KedaiPena.Com – Anggota Komisi XI DPR dari Fraksi Partai Gerindra, Heri Gunawan mengungkapkan, saat ini masih banyak pekerjaan rumah yang terkatung-katung dan belum terselesaikan di pemerintahan Jokowi.
Heri menuturkan, berdasarkan catatannya dalam dua atau hampir tiga tahun Jokowi memerintah masih banyak hal yang belum terselesaikan dengan baik. Jokowi malah sibuk melakukan pencitraan.
Perlu diketahui, saat ini belanja dalam RAPBN 2018 dipatok sebesar Rp2.109 triliun. Naik 5 persen (Rp15,5 triliun) dari APBNP 2017. Kenaikan belanja paling besar ada di belanja pusat sebesar Rp1.443 triliun atau naik 7 persen dari APBNP 2017.
“Utang negara yang sudah mencapai Rp3.779, ketimpangan ekonomi yang mencapai 0,39, kemiskinan yang mencapai angka 27,77 juta jiwa, rata-rata anak bersekolah yang masih di bawah 8 tahun, ancaman disintegrasi, bahaya bangkitnya PKI, sampai tragedi kemanusiaan Rohingya. Itu adalah tugas berat yang dipikul Presiden. Jokowi punya PR besar dan itu tak bisa dijawab dengan masuk-keluar got,” beber Heri saat diwawancara oleh wartawan di Jakarta, ditulis Rabu (20/9).
“Pada konteks ini, ada beberapa item belanja yang harus diwaspadai disetir untuk tujuan politik antara lain anggaran perlindungan sosial tersebut terdiri dari subsidi di luar subsidi pajak sebesar Rp 161,6 triliun.
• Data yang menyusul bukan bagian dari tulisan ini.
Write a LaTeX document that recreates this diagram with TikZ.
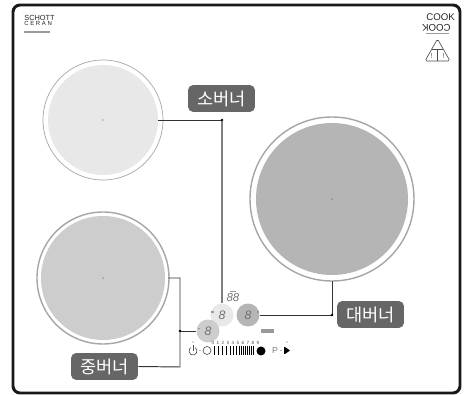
\documentclass[tikz,border=0pt]{standalone}
\usepackage{fontspec}
\setmainfont{Liberation Sans}
\newfontfamily\krfont{Noto Sans CJK KR}
\definecolor{smallgray}{HTML}{E8E8E8}
\definecolor{midgray}{HTML}{CDCDCD}
\definecolor{biggray}{HTML}{B5B5B5}
\definecolor{labelgray}{HTML}{666666}
\definecolor{linegray}{HTML}{333333}
\tikzset{
  burnerlabel/.style={fill=labelgray,rounded corners=3pt,minimum width=1.34cm,minimum height=0.54cm,inner sep=0pt,text=white,font=\krfont\fontsize{10}{10}\selectfont},
  knob/.style={circle,minimum size=0.46cm,inner sep=0pt},
  wire/.style={color=linegray,line width=0.55pt},
  knobdigit/.style={inner sep=0pt,text=black!55,font=\itshape\fontsize{7}{7}\selectfont},
  tinytext/.style={inner sep=0pt,text=black!70,font=\fontsize{2.6}{2.6}\selectfont},
  logotext/.style={inner sep=0pt,anchor=west,text=black!85},
  smudge/.style={fill=black!40}
}
\begin{document}
\begin{tikzpicture}[x=0.02cm,y=-0.02cm]
\useasboundingbox (0,0) rectangle (464,395);
\fill[white] (0,0) rectangle (464,395);
\draw[color=black!90,line width=1.7pt,rounded corners=4pt] (13,5) rectangle (460,393);
% burners
\coordinate (S) at (103,120);
\coordinate (M) at (103,278);
\coordinate (L) at (332,199);
\draw[color=gray!70,line width=0.4pt] (S) circle[radius=60];
\fill[color=smallgray] (S) circle[radius=55];
\draw[color=gray!70,line width=0.8pt] (M) circle[radius=66];
\fill[color=midgray] (M) circle[radius=62];
\draw[color=gray!70,line width=0.8pt] (L) circle[radius=82];
\fill[color=biggray] (L) circle[radius=76];
\fill[color=black!70] (S) circle[radius=0.7];
\fill[color=black!70] (M) circle[radius=0.7];
\fill[color=black!70] (L) circle[radius=0.7];
% knobs
\node[knob,fill=smallgray] (KS) at (222,315) {};
\node[knob,fill=biggray] (KL) at (248,315) {};
\node[knob,fill=midgray] (KM) at (208,331) {};
\node[knobdigit] at (KS) {8};
\node[knobdigit] at (KL) {8};
\node[knobdigit] at (KM) {8};
\node[knobdigit,font=\itshape\fontsize{6.5}{6.5}\selectfont] (KT) at (233,298) {88};
\fill[smudge] (230,291) rectangle (236,292);
\fill[smudge] (261,329) rectangle (274,333);
\fill[smudge] (211,311.5) rectangle (214,313);
\fill[smudge] (198,328) rectangle (200,329.5);
\fill[smudge] (257,311.5) rectangle (259,313);
% labels
\node[burnerlabel] (LS) at (221.5,98.5) {소버너};
\node[burnerlabel] (LM) at (104.5,366.5) {중버너};
\node[burnerlabel] (LL) at (370.5,314.5) {대버너};
% connectors
\coordinate (S1) at (158,120);
\coordinate (S2) at (222,120);
\coordinate (M1) at (168,278);
\coordinate (M2) at (180,278);
\coordinate (M3) at (180,367);
\coordinate (M4) at (180,331);
\coordinate (L1) at (332,281);
\coordinate (L2) at (332,315);
\draw[wire] (S1)--(S2);
\draw[color=gray,line width=0.8pt] (S2)--(KS.north);
\draw[wire] (M1)--(M2)--(M3)--(LM.east);
\draw[wire] (M4)--(KM.west);
\draw[wire] (L1)--(L2)--(KL.east);
\fill[black] (S2) circle[radius=1.3];
\fill[black] (M4) circle[radius=1.3];
\fill[black] (L2) circle[radius=1.3];
% control strip
\coordinate (PW) at (193,351);
\draw[color=black!70,line width=0.35pt] (207,350.5) circle[radius=4];
\draw[color=black!70,line width=0.35pt] (PW) ++(-60:4) arc[start angle=-60,end angle=240,radius=4];
\draw[color=black!70,line width=0.35pt] (193,345.5)--(193,351);
\foreach \x in {214,218,222,226,230,233,236,239,241,243,245,247,249,251,253}{
\draw[line width=0.55pt] (\x,346)--(\x,355);
}
\fill[black] (261,351) circle[radius=4.5];
\node[inner sep=0pt,font=\fontsize{5}{5}\selectfont,text=black!50] (P) at (275,350.5) {P};
\fill[black] (285,347)--(285,354)--(290,350.5)--cycle;
\fill[black] (283.5,347) rectangle (285,354);
\fill[black!60] (200,350.5) circle[radius=0.6];
\fill[black!60] (281,350.5) circle[radius=0.6];
\fill[black!60] (193,342) circle[radius=0.6];
\fill[black!60] (287,342) circle[radius=0.6];
\foreach \d [count=\i from 0] in {0,1,...,9}{
\node[tinytext] at ({213+5*\i},343) {\d};
}
% logos
\node[logotext,font=\fontsize{4.2}{4.2}\selectfont] (SC) at (24,17.5) {SCHOTT};
\node[logotext,font=\fontsize{3.4}{3.4}\selectfont] (CE) at (24,23) {C E R A N};
\fill[smudge] (24,31.5) rectangle (50,33);
\node[logotext,font=\fontsize{5.5}{5.5}\selectfont] (CK) at (426,17) {COOK};
\node[logotext,font=\fontsize{5.5}{5.5}\selectfont,rotate=180] (KC) at (451,28) {COOK};
\fill[smudge] (426,33.5) rectangle (449,34.5);
\draw[color=black!70,line width=0.35pt,rounded corners=1pt] (437.5,39)--(425,61)--(450,61)--cycle;
\draw[color=black!70,line width=0.3pt] (432,49)--(443,49);
\draw[color=black!70,line width=0.3pt] (437.5,49)--(437.5,61);
\node[tinytext,font=\fontsize{4}{4}\selectfont] (T1) at (431.5,56) {!};
\node[tinytext,font=\fontsize{4}{4}\selectfont] (T2) at (443.5,56) {!};
\end{tikzpicture}
\end{document}
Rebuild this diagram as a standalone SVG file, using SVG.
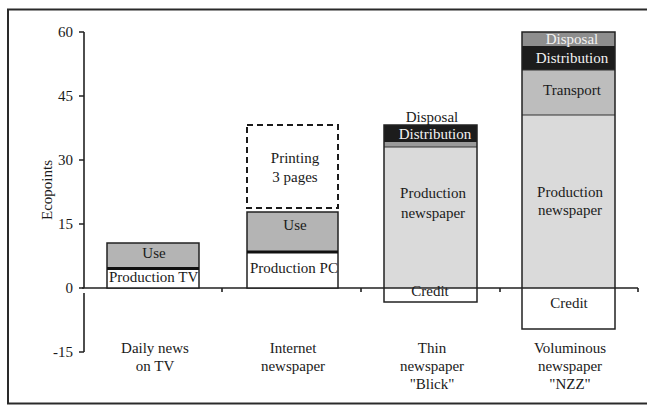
<svg xmlns="http://www.w3.org/2000/svg" width="647" height="407" viewBox="0 0 647 407">
<style>
text{font-family:"Liberation Serif","Times New Roman",serif;fill:#1a1a1a;font-size:15px}
.c{text-anchor:middle}
.r{text-anchor:end}
.w{fill:#f2f2f2}
.ax{stroke:#222;stroke-width:1.6;fill:none}
.seg{stroke:#222;stroke-width:1.3}
.use{fill:#b4b4b4}
.prod{fill:#dadada}
.trans{fill:#bdbdbd}
.dist{fill:#1c1c1c}
.disp{fill:#8e8e8e}
.white{fill:#ffffff}
.sep{stroke:#111;stroke-width:3}
</style>
<rect x="0" y="0" width="647" height="407" fill="#ffffff"/>
<rect x="8" y="9.5" width="660" height="394" fill="none" stroke="#2a2a2a" stroke-width="2"/>

<g id="axes">
  <path class="ax" d="M84 32V288M84 293V352"/>
  <path class="ax" d="M79 32H84M79 96H84M79 160H84M79 224H84M79 288H84M79 352H84"/>
  <path class="ax" d="M82 288H638M222 288V292M361 288V292M500 288V292M638 288V292"/>
  <text class="r" x="73" y="37">60</text>
  <text class="r" x="73" y="101">45</text>
  <text class="r" x="73" y="165">30</text>
  <text class="r" x="73" y="229">15</text>
  <text class="r" x="73" y="293">0</text>
  <text class="r" x="73" y="357">-15</text>
  <text class="c" transform="translate(52 190) rotate(-90)" font-size="14">Ecopoints</text>
</g>

<g id="bar-tv">
  <rect class="use" x="107" y="243" width="92" height="26"/>
  <rect class="white" x="107" y="269" width="92" height="19"/>
  <rect x="107" y="243" width="92" height="45" fill="none" stroke="#222" stroke-width="1.5"/>
  <line class="sep" x1="107" y1="268.5" x2="199" y2="268.5"/>
  <text class="c" x="154" y="258">Use</text>
  <text x="109" y="282">Production TV</text>
</g>

<g id="bar-internet">
  <rect x="247" y="125" width="91" height="83" fill="none" stroke="#1a1a1a" stroke-width="2" stroke-dasharray="6 4"/>
  <rect class="use" x="247" y="212" width="91" height="40"/>
  <rect class="white" x="247" y="252" width="91" height="36"/>
  <rect x="247" y="212" width="91" height="76" fill="none" stroke="#222" stroke-width="1.5"/>
  <line class="sep" x1="247" y1="252" x2="338" y2="252"/>
  <text class="c" x="295" y="163">Printing</text>
  <text class="c" x="295" y="182">3 pages</text>
  <text class="c" x="295" y="230">Use</text>
  <text x="250" y="273">Production PC</text>
</g>

<g id="bar-blick">
  <rect class="dist" x="384" y="125" width="93" height="17"/>
  <rect fill="#9a9a9a" x="384" y="142" width="93" height="5"/>
  <rect class="prod" x="384" y="147" width="93" height="141"/>
  <rect class="white" x="384" y="288" width="93" height="14"/>
  <line x1="384" y1="147" x2="477" y2="147" stroke="#333" stroke-width="1.2"/>
  <rect x="384" y="125" width="93" height="177" fill="none" stroke="#222" stroke-width="1.5"/>
  <line class="ax" x1="384" y1="288" x2="477" y2="288"/>
  <text class="c" x="432" y="122">Disposal</text>
  <text class="c w" x="435" y="139">Distribution</text>
  <text class="c" x="433" y="198">Production</text>
  <text class="c" x="433" y="218">newspaper</text>
  <text class="c" x="430" y="296">Credit</text>
</g>

<g id="bar-nzz">
  <rect class="disp" x="522" y="32" width="93" height="14"/>
  <rect class="dist" x="522" y="46" width="93" height="24"/>
  <rect class="trans" x="522" y="70" width="93" height="45"/>
  <rect class="prod" x="522" y="115" width="93" height="173"/>
  <rect class="white" x="522" y="288" width="93" height="41"/>
  <line x1="522" y1="115" x2="615" y2="115" stroke="#333" stroke-width="1.2"/>
  <line x1="522" y1="70" x2="615" y2="70" stroke="#333" stroke-width="1"/>
  <rect x="522" y="32" width="93" height="297" fill="none" stroke="#222" stroke-width="1.5"/>
  <line class="ax" x1="522" y1="288" x2="615" y2="288"/>
  <text class="c w" x="572" y="44">Disposal</text>
  <text class="c w" x="572" y="63">Distribution</text>
  <text class="c" x="572" y="95">Transport</text>
  <text class="c" x="570" y="197">Production</text>
  <text class="c" x="570" y="215">newspaper</text>
  <text class="c" x="569" y="308">Credit</text>
</g>

<g id="label-tv">
  <text class="c" x="155" y="353">Daily news</text>
  <text class="c" x="155" y="371">on TV</text>
</g>
<g id="label-internet">
  <text class="c" x="293" y="353">Internet</text>
  <text class="c" x="293" y="371">newspaper</text>
</g>
<g id="label-blick">
  <text class="c" x="432" y="353">Thin</text>
  <text class="c" x="432" y="371">newspaper</text>
  <text class="c" x="432" y="389">"Blick"</text>
</g>
<g id="label-nzz">
  <text class="c" x="570" y="353">Voluminous</text>
  <text class="c" x="570" y="371">newspaper</text>
  <text class="c" x="570" y="389">"NZZ"</text>
</g>
</svg>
Kedua, program Keluarga Harapan (PKH) yang naik dari Rp 9,98 triliun menjadi Rp 17,3 triliun di 2018 serta Program Indonesia Pintar yang juga naik dari Rp 9,5 triliun menjadi Rp 10,8 triliun, atau Anggaran Jaminan Kesehatan Nasional (JKN) bagi warga miskin dan penerima bantuan iuran (PBI) ditetapkan sebesar Rp 25,5 triliun. Lalu, bantuan pangan Rp 13,5 triliun dan dana desa Rp 60 triliun,” sambung Heri.
Atas dasar tersebut, jelas Politikus Gerindra ini semua pihak patut untuk terus mengawasi pelaksanaan APBN 2018 agar tidak melenceng dari tujuannya semula.
“Rakyat Indonesia harus tahu bahwa anggaran itu salah satunya bersumber dari utang negara yang sejak Januari 2017 sudah bertambah Rp313 triliun. Itu semua adalah hak seluruh rakyat Indonesia sehingga wajib hukumnya untuk terus diawasi dan dimintai pertanggungjawabannya secara transparan,” pungkasnya.